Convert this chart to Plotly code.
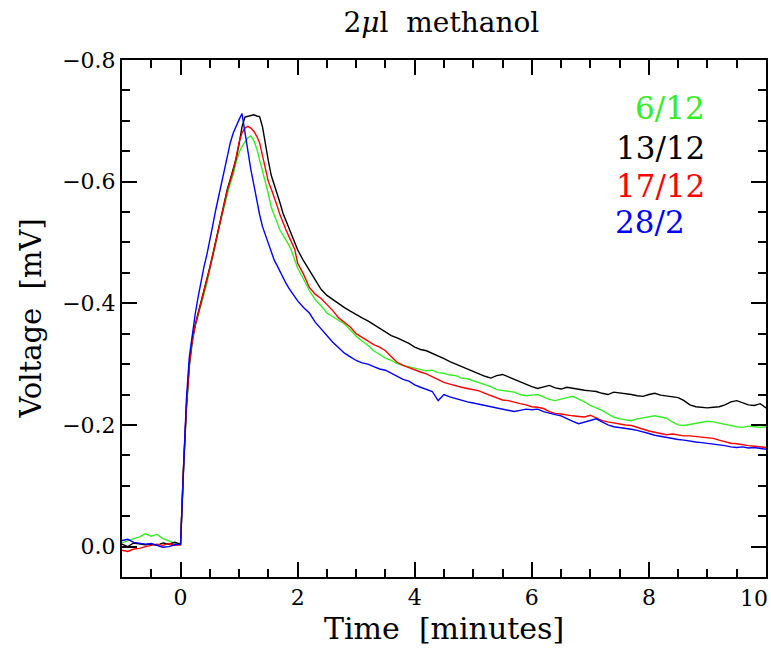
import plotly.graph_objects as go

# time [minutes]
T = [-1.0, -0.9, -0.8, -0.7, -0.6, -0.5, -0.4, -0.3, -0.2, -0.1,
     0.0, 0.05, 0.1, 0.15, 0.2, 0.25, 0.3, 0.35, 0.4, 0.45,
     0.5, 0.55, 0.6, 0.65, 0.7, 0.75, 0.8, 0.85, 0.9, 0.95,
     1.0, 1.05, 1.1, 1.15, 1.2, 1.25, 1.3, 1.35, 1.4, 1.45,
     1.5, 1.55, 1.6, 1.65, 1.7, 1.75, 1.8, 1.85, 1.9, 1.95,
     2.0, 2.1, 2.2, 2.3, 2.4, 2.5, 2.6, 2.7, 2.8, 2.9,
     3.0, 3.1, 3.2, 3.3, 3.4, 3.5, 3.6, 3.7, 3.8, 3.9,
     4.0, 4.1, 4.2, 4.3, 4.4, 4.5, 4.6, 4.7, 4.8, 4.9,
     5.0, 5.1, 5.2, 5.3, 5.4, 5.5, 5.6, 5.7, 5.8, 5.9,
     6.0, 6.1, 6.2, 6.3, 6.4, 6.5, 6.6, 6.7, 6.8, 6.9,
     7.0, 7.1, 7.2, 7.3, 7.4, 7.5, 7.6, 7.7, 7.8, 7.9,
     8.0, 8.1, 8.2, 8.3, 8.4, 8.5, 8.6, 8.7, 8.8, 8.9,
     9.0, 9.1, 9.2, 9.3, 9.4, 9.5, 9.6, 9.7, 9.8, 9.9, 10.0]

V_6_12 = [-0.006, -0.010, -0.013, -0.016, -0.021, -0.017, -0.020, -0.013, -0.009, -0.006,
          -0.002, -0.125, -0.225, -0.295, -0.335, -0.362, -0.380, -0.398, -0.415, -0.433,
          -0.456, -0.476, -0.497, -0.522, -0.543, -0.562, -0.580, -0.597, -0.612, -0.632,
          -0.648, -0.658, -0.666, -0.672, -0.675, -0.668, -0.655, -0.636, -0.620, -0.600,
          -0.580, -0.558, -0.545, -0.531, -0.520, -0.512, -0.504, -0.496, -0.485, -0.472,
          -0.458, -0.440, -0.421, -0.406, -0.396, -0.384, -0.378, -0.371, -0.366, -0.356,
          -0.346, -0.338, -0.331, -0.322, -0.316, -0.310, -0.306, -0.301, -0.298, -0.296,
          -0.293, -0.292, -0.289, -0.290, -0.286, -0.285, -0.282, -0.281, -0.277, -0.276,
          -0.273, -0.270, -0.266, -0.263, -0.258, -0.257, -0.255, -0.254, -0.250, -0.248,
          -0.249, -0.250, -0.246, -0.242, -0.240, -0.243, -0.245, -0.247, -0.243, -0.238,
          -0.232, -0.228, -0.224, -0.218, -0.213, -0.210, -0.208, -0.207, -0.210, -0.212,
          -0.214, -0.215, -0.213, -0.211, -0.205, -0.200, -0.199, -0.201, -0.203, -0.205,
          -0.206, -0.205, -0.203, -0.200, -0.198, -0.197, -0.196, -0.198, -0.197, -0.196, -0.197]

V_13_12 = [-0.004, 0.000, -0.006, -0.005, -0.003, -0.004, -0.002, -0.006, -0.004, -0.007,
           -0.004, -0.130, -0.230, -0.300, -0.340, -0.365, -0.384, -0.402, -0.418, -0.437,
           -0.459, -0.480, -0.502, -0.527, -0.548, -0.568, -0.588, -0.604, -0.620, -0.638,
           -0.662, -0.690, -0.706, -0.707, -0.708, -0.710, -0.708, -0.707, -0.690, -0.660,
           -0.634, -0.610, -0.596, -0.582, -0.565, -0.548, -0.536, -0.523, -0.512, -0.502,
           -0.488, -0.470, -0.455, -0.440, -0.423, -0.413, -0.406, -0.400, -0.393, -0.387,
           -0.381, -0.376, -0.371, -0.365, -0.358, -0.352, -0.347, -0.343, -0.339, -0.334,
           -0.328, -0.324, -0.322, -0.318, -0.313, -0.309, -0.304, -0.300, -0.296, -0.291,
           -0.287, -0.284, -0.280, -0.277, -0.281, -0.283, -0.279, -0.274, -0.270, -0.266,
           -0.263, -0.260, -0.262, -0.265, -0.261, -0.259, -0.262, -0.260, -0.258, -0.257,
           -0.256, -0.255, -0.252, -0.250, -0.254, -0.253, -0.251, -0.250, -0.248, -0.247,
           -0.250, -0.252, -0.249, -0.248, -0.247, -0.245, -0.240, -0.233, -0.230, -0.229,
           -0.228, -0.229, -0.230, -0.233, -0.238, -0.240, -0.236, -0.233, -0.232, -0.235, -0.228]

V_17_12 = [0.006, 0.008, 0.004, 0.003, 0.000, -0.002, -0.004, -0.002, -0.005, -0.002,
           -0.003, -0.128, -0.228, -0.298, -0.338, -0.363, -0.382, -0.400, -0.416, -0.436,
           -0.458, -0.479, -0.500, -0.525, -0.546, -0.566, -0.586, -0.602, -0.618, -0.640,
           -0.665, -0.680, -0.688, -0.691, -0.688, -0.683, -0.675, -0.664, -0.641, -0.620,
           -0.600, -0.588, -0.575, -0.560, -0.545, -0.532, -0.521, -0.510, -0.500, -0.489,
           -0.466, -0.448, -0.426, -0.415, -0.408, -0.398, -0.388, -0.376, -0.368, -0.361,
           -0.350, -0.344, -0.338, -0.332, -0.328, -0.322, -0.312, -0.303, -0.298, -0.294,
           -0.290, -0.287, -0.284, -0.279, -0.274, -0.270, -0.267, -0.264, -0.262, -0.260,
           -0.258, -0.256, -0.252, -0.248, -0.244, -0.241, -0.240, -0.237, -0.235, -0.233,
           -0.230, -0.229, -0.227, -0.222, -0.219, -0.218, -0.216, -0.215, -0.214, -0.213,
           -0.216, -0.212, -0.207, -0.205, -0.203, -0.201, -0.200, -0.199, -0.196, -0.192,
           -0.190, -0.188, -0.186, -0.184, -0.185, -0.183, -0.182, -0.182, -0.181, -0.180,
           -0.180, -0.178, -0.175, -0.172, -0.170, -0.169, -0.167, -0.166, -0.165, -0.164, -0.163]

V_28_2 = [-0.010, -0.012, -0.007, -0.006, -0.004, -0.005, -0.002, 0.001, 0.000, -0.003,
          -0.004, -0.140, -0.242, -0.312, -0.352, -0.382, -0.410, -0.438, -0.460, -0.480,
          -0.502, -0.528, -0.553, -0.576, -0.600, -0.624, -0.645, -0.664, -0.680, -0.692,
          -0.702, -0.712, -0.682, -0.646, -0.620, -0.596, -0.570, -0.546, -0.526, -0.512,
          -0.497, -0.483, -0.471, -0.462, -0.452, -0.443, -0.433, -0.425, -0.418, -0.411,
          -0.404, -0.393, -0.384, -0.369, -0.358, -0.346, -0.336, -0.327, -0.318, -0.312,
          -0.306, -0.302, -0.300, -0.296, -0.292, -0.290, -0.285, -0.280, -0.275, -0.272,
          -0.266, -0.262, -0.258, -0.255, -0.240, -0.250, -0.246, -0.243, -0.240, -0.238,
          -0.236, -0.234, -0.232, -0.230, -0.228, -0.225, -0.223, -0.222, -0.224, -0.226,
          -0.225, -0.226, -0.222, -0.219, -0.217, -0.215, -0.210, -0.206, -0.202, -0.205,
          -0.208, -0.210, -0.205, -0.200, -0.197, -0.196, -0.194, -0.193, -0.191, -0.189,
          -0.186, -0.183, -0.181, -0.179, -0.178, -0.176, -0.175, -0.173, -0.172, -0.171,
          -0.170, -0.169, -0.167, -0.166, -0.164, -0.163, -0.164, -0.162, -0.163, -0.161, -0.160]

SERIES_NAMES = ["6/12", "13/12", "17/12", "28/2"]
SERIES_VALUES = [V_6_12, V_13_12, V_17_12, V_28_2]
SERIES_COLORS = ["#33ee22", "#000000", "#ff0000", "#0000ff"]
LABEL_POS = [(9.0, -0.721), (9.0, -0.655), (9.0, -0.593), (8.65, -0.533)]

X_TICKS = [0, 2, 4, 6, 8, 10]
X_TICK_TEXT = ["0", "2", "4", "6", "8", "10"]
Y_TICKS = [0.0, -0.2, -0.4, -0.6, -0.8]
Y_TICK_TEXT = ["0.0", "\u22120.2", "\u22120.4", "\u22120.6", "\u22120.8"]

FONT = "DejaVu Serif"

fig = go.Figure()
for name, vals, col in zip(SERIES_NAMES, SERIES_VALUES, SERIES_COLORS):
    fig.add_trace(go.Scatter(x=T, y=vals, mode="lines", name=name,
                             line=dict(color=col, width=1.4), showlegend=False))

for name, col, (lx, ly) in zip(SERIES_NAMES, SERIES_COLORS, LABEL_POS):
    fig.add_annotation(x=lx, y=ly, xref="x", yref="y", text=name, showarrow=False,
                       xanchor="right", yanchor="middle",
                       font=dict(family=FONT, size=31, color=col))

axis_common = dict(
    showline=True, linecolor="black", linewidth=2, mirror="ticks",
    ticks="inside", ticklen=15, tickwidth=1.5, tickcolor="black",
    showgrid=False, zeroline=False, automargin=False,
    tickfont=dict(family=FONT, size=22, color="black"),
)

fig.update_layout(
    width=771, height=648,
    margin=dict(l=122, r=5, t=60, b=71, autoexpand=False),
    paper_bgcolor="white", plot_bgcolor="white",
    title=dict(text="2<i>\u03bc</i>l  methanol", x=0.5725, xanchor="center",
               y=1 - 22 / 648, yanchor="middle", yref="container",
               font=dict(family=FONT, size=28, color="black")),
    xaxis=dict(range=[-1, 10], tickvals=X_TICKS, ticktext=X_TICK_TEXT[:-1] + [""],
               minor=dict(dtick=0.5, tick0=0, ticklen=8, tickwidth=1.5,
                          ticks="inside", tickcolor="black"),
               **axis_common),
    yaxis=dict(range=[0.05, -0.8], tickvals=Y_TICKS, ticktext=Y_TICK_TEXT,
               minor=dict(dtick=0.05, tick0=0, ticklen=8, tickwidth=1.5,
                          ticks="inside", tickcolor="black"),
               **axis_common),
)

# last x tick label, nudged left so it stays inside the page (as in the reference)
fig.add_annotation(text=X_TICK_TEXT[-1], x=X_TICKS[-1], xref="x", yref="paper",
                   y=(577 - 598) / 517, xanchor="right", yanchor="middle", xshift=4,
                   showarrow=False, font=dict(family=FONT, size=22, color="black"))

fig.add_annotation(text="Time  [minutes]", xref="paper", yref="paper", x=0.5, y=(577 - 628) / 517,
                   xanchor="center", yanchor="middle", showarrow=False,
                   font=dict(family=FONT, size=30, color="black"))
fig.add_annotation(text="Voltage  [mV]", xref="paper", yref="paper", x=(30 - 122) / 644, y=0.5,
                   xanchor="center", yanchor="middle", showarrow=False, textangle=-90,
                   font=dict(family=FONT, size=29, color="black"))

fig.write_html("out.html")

:::::

Repeat the listing above exactly from its first line to the line containing "-0.197, -0.196, -0.197]", both included, and omit the pictures.

* RESULT *
Convert this chart to Plotly code.
import plotly.graph_objects as go

# time [minutes]
T = [-1.0, -0.9, -0.8, -0.7, -0.6, -0.5, -0.4, -0.3, -0.2, -0.1,
     0.0, 0.05, 0.1, 0.15, 0.2, 0.25, 0.3, 0.35, 0.4, 0.45,
     0.5, 0.55, 0.6, 0.65, 0.7, 0.75, 0.8, 0.85, 0.9, 0.95,
     1.0, 1.05, 1.1, 1.15, 1.2, 1.25, 1.3, 1.35, 1.4, 1.45,
     1.5, 1.55, 1.6, 1.65, 1.7, 1.75, 1.8, 1.85, 1.9, 1.95,
     2.0, 2.1, 2.2, 2.3, 2.4, 2.5, 2.6, 2.7, 2.8, 2.9,
     3.0, 3.1, 3.2, 3.3, 3.4, 3.5, 3.6, 3.7, 3.8, 3.9,
     4.0, 4.1, 4.2, 4.3, 4.4, 4.5, 4.6, 4.7, 4.8, 4.9,
     5.0, 5.1, 5.2, 5.3, 5.4, 5.5, 5.6, 5.7, 5.8, 5.9,
     6.0, 6.1, 6.2, 6.3, 6.4, 6.5, 6.6, 6.7, 6.8, 6.9,
     7.0, 7.1, 7.2, 7.3, 7.4, 7.5, 7.6, 7.7, 7.8, 7.9,
     8.0, 8.1, 8.2, 8.3, 8.4, 8.5, 8.6, 8.7, 8.8, 8.9,
     9.0, 9.1, 9.2, 9.3, 9.4, 9.5, 9.6, 9.7, 9.8, 9.9, 10.0]

V_6_12 = [-0.006, -0.010, -0.013, -0.016, -0.021, -0.017, -0.020, -0.013, -0.009, -0.006,
          -0.002, -0.125, -0.225, -0.295, -0.335, -0.362, -0.380, -0.398, -0.415, -0.433,
          -0.456, -0.476, -0.497, -0.522, -0.543, -0.562, -0.580, -0.597, -0.612, -0.632,
          -0.648, -0.658, -0.666, -0.672, -0.675, -0.668, -0.655, -0.636, -0.620, -0.600,
          -0.580, -0.558, -0.545, -0.531, -0.520, -0.512, -0.504, -0.496, -0.485, -0.472,
          -0.458, -0.440, -0.421, -0.406, -0.396, -0.384, -0.378, -0.371, -0.366, -0.356,
          -0.346, -0.338, -0.331, -0.322, -0.316, -0.310, -0.306, -0.301, -0.298, -0.296,
          -0.293, -0.292, -0.289, -0.290, -0.286, -0.285, -0.282, -0.281, -0.277, -0.276,
          -0.273, -0.270, -0.266, -0.263, -0.258, -0.257, -0.255, -0.254, -0.250, -0.248,
          -0.249, -0.250, -0.246, -0.242, -0.240, -0.243, -0.245, -0.247, -0.243, -0.238,
          -0.232, -0.228, -0.224, -0.218, -0.213, -0.210, -0.208, -0.207, -0.210, -0.212,
          -0.214, -0.215, -0.213, -0.211, -0.205, -0.200, -0.199, -0.201, -0.203, -0.205,
          -0.206, -0.205, -0.203, -0.200, -0.198, -0.197, -0.196, -0.198, -0.197, -0.196, -0.197]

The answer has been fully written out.